|Place||Oceania: Australia, South Australia, Anangu Pitjantjatjara Yankunytjatjara Lands|
|Measurement||Sheet: 120 x 150 cm; Overall - Conservation: 1110 mm x 1454 mm|
|Physical description||unu (ashes), mingkulpa (bush tobaccos), burnt tyre, earth pigments, PVA glue on paper, with pierced and burnt alterations|
Fielding, Robert Punnagka
|Place made||Australia: South Australia, Anangu Pitjantjatjara Yankunytjatjara Lands|
First World War, 1914-1918
Item copyright: AWM Licensed copyright
Nganampa Manta (our Country)
This drawing by Robert Fielding was made in response to the Memorial's 2017 commission with the APY Lands Art Centre Collective and tells the story of Aboriginal Australians defending Country. Using materials from his home community and surrounding country, Fielding has brought to life the past whilst also evoking a contemporary understanding of relation to country and the way this changes. Most importantly, he reflects on the past, present and future conflicts and those who have fought to protect this connection to the earth and country. Whilst Fielding has used a double-sided piercing technique to evoke the passage of bullets in battle, it also references the old art of punu (carving and burning of wood) in the production of weapons and cultural objects, drawing parallels between different methods of defence and protection of country.
Fielding has appropriated an image of Lance Corporal Charles Tednee Blackman held in the Memorial's collection (see RCDIG0001094). Of this work, Fielding stated: "Aboriginal people have been defending and caring for manta (earth) forever and Charles Blackman like many who have come after him will do so at any cost. The battle Blackman was apart [sic] of is the same battle today's Aboriginal people fight, a battle to defend and care for our manta, Australia."

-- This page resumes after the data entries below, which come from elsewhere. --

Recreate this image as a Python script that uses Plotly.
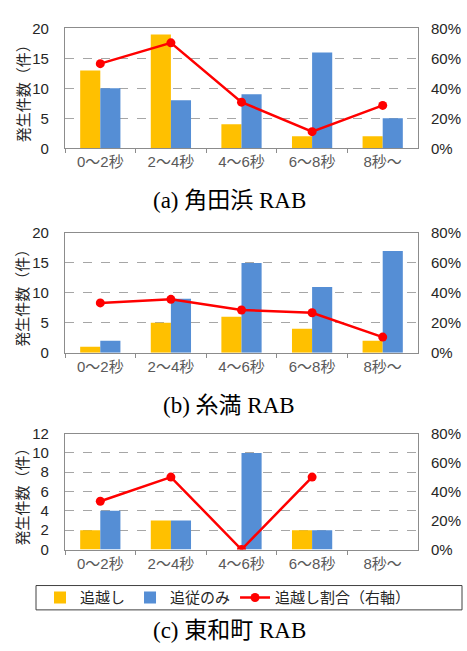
import plotly.graph_objects as go
from plotly.subplots import make_subplots

W, H = 467, 651

categories = ["0～2秒", "2～4秒", "4～6秒", "6～8秒", "8秒～"]

# (a) 角田浜 RAB
a_pass = [13, 19, 4, 2, 2]
a_follow = [10, 8, 9, 16, 5]
a_ratio = [0.565, 0.704, 0.308, 0.111, 0.286]

# (b) 糸満 RAB
b_pass = [1, 5, 6, 4, 2]
b_follow = [2, 9, 15, 11, 17]
b_ratio = [0.333, 0.357, 0.286, 0.267, 0.105]

# (c) 東和町 RAB
c_pass = [2, 3, 0, 2, None]
c_follow = [4, 3, 10, 2, None]
c_ratio = [0.333, 0.5, 0.0, 0.5, None]

panels = [
    ("(a) 角田浜 RAB", a_pass, a_follow, a_ratio, 20, 5),
    ("(b) 糸満 RAB", b_pass, b_follow, b_ratio, 20, 5),
    ("(c) 東和町 RAB", c_pass, c_follow, c_ratio, 12, 2),
]

# plot-area pixel boxes (top, bottom) and caption centres
plot_rows = [(20, 143), (230, 353), (436, 555)]
caption_y = [197, 407, 638]
x_left, x_right = 65, 418

ORANGE = "#FFC000"
BLUE = "#558ED5"
RED = "#FF0000"
FRAME = "#8c8c8c"
SANS = "Liberation Sans, Noto Sans CJK JP, sans-serif"
SERIF = "Liberation Serif, Noto Sans CJK JP, serif"


def px_x(x):
    return x / W


def px_y(y):
    return 1 - y / H


fig = make_subplots(rows=3, cols=1, specs=[[{"secondary_y": True}]] * 3)

annotations = []
for i, (caption, passing, follow, ratio, ymax, dtick) in enumerate(panels):
    row = i + 1
    show = row == 3
    fig.add_trace(go.Bar(x=categories, y=passing, name="追越し", marker_color=ORANGE,
                         marker_line_width=0, showlegend=show),
                  row=row, col=1, secondary_y=False)
    fig.add_trace(go.Bar(x=categories, y=follow, name="追従のみ", marker_color=BLUE,
                         marker_line_width=0, showlegend=show),
                  row=row, col=1, secondary_y=False)
    fig.add_trace(go.Scatter(x=categories, y=ratio, name="追越し割合（右軸）",
                             mode="lines+markers", connectgaps=False,
                             line=dict(color=RED, width=2.5),
                             marker=dict(color=RED, size=9), showlegend=show),
                  row=row, col=1, secondary_y=True)

    top, bottom = plot_rows[i]
    dom = [px_y(bottom), px_y(top)]
    fig.update_xaxes(domain=[px_x(x_left), px_x(x_right)], row=row, col=1,
                     type="category", showline=True, mirror=True, linecolor=FRAME,
                     linewidth=1.3, ticks="outside", tickson="boundaries", ticklen=4,
                     tickcolor=FRAME, tickfont=dict(family=SANS, size=15, color="#595959"),
                     showgrid=False, ticklabelstandoff=0)
    fig.update_yaxes(domain=dom, row=row, col=1, secondary_y=False,
                     range=[0, ymax], dtick=dtick, showline=True, mirror=True,
                     linecolor=FRAME, linewidth=1.3, showgrid=True, gridcolor="#a6a6a6",
                     griddash="dash", gridwidth=1, zeroline=False, ticks="",
                     tickfont=dict(family=SANS, size=15, color="#262626"),
                     ticklabelstandoff=12)
    fig.update_yaxes(row=row, col=1, secondary_y=True, range=[0, 0.8], dtick=0.2,
                     tickformat=".0%", showgrid=False, zeroline=False, showline=False,
                     ticks="", tickfont=dict(family=SANS, size=15, color="#262626"),
                     ticklabelstandoff=12)

    annotations.append(dict(text="発生件数（件）", textangle=-90, xref="paper", yref="paper",
                            x=px_x(23), y=px_y((top + bottom) / 2 + 2), showarrow=False,
                            xanchor="center", yanchor="middle",
                            font=dict(family=SANS, size=15, color="#262626")))
    annotations.append(dict(text=caption, xref="paper", yref="paper", x=px_x(229),
                            y=px_y(caption_y[i]), showarrow=False, xanchor="center",
                            yanchor="middle", font=dict(family=SERIF, size=23, color="#000000")))

# frame around the legend row
legend_box = dict(type="rect", xref="paper", yref="paper",
                  x0=px_x(36), x1=px_x(462), y0=px_y(617), y1=px_y(592),
                  line=dict(color="#404040", width=1), fillcolor="rgba(0,0,0,0)")

fig.update_layout(
    width=W, height=H, margin=dict(l=0, r=0, t=0, b=0),
    paper_bgcolor="white", plot_bgcolor="white",
    barmode="group", bargap=0.43, bargroupgap=0,
    annotations=annotations,
    shapes=[legend_box],
    legend=dict(orientation="h", x=px_x(40), y=px_y(604.5), xanchor="left", yanchor="middle",
                borderwidth=0, bgcolor="rgba(0,0,0,0)",
                font=dict(family=SANS, size=15, color="#262626"),
                traceorder="normal", itemwidth=30),
)

fig.write_html("out.html")
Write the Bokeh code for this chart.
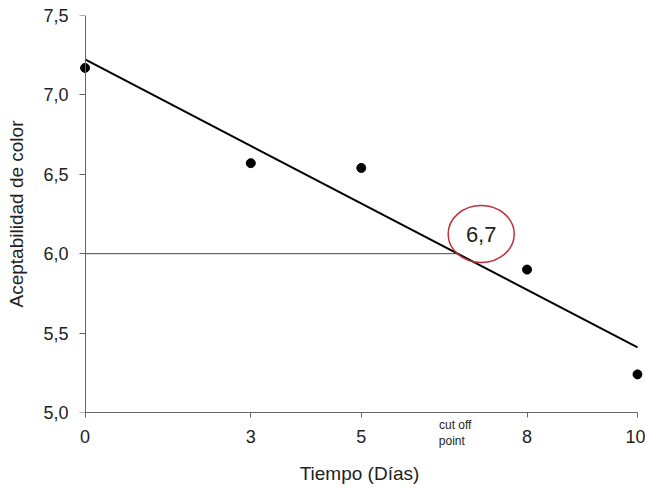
from bokeh.plotting import figure
from bokeh.models import FixedTicker, LinearAxis
from bokeh.core.properties import value
from bokeh.embed import file_html
from bokeh.resources import INLINE

# Data
dias = [0, 3, 5, 8, 10]
aceptabilidad = [7.17, 6.57, 6.54, 5.90, 5.24]
fit_x = [0, 10]
fit_y = [7.223, 5.41]
umbral_y = 6.0
cutoff_x = 6.75
cutoff_tick = 6.7
cutoff_label = "6,7"
x_ticks = [0, 3, 5, 8, 10]
y_ticks = [5.0, 5.5, 6.0, 6.5, 7.0, 7.5]
y_tick_labels = ["5,0", "5,5", "6,0", "6,5", "7,0", "7,5"]

FONT = "Liberation Sans"
AX = "#666666"
TXT = "#222222"

p = figure(frame_width=566, frame_height=397, x_range=(-0.155, 10.09), y_range=(5.0, 7.5),
           min_border_left=76, min_border_right=3, min_border_top=15, min_border_bottom=75,
           output_backend="svg", toolbar_location=None)
p.background_fill_color = "white"
p.border_fill_color = "white"
p.outline_line_color = None
p.grid.visible = False

# x axis (numbers)
xa = p.xaxis[0]
xa.ticker = FixedTicker(ticks=x_ticks)
xa.bounds = (0, 10)
xa.major_tick_in = 0
xa.major_tick_out = 5
xa.minor_tick_line_color = None
xa.axis_line_color = AX
xa.major_tick_line_color = AX
xa.major_label_text_font = FONT
xa.major_label_text_font_size = "18px"
xa.major_label_text_color = TXT
xa.major_label_standoff = 12

# second bottom axis: cut off point label + title
ca = LinearAxis(ticker=FixedTicker(ticks=[cutoff_tick]))
ca.major_label_overrides = {cutoff_tick: "cut off\npoint\u00a0\u00a0"}
ca.axis_line_color = None
ca.major_tick_line_color = None
ca.minor_tick_line_color = None
ca.major_tick_in = 0
ca.major_tick_out = 0
ca.major_label_text_font = FONT
ca.major_label_text_font_size = "12px"
ca.major_label_text_color = TXT
ca.major_label_standoff = -28
ca.axis_label = "Tiempo (Días)"
ca.axis_label_text_font = FONT
ca.axis_label_text_font_size = "19px"
ca.axis_label_text_font_style = "normal"
ca.axis_label_text_color = TXT
ca.axis_label_standoff = 12
p.add_layout(ca, "below")

# y axis (labels and title)
ya = p.yaxis[0]
ya.ticker = FixedTicker(ticks=y_ticks)
ya.major_label_overrides = {t: l for t, l in zip(y_ticks, y_tick_labels)}
ya.axis_line_color = None
ya.major_tick_line_color = None
ya.minor_tick_line_color = None
ya.major_tick_in = 0
ya.major_tick_out = 0
ya.major_label_text_font = FONT
ya.major_label_text_font_size = "18px"
ya.major_label_text_color = TXT
ya.major_label_standoff = 8
ya.axis_label = "Aceptabilidad de color"
ya.axis_label_text_font = FONT
ya.axis_label_text_font_size = "19px"
ya.axis_label_text_font_style = "normal"
ya.axis_label_text_color = TXT
ya.axis_label_standoff = 13

# y axis line and ticks at x = 0
ra = LinearAxis(ticker=FixedTicker(ticks=y_ticks), fixed_location=0, bounds=(5.0, 7.5))
ra.major_label_overrides = {t: "" for t in y_ticks}
ra.major_label_standoff = 0
ra.major_tick_in = 6
ra.major_tick_out = 0
ra.minor_tick_line_color = None
ra.axis_line_color = AX
ra.major_tick_line_color = AX
p.add_layout(ra, "right")

# threshold line
p.line([0, cutoff_x], [umbral_y, umbral_y], line_color="#444444", line_width=1)
# regression line
p.line(fit_x, fit_y, line_color="black", line_width=2)
# points
p.scatter(dias, aceptabilidad, size=9, color="black")

# red ellipse annotation
p.ellipse(x=[7.17], y=[6.124], width=[1.196], height=[0.359], fill_color=None,
          line_color="#c0303a", line_width=1.5)
p.text(x=[7.17], y=[6.124], text=[cutoff_label], text_align="center", text_baseline="middle",
       text_font=value(FONT), text_font_size="22px", text_color=TXT)

open("out.html", "w").write(file_html(p, INLINE))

Robert Punnagka Fielding is from the community of Mimili in the far north west of South Australia, in the Anangu Pitjantjatjara Yankunytjatjara (APY) Lands. Fielding has worked as an arts worker at Mimili Maku for several years and has been painting and Mimili Maku since 2005. His diverse background and his experience growing up across two very different cultures - Western and traditional Aboriginal law - influence his work. His paintings are symbolic and allow him to connect with his family history, heritage and culture. Fielding is very family orientated and often depicts his relatives as rock-holes, creek beds and sand dunes within his work. He has been the recipient of a number of prestigious awards, including winning the 2017 National Aboriginal and Torres Strait Islander Art Awards (NATSIAA) for his work on paper 'Milkali Kutju [One blood]'.
Lance Corporal Charles Tednee Blackman was one of the earliest known Indigenous soldiers to enlist in the war effort, joining in August 1915. He was followed by his two older brothers, 3174 Private Thomas Blackman and 3173 Private Alfred John Blackman, who enlisted in 1916 and 1917 respectively. Unfortunately Private Alfred John Blackman died fighting on the Western Front in October 1917, while Lance Corporal Charles Blackman and Private Thomas Blackman both returned to Australia.
Lance Corporal Blackman was born around 1896 to Emily Deshong (Waka Waka) and Thomas Blackman (Goreng Goreng) in the Childers area. Prior to enlistment, Lance Corporal Charles Blackman worked as a farm hand and labourer for Mr John Herbert Salter on his property in Biggenden, returning there after his service ended in 1919. In the mid-1920s Lance Corporal Blackman relocated to Feluga, working on Pedly’s farm and then moving around the region. Sometime between the 1940s and 50s, Charles Tednee Blackman changed his name to Charles Thomas Graham, settling in the Tully area.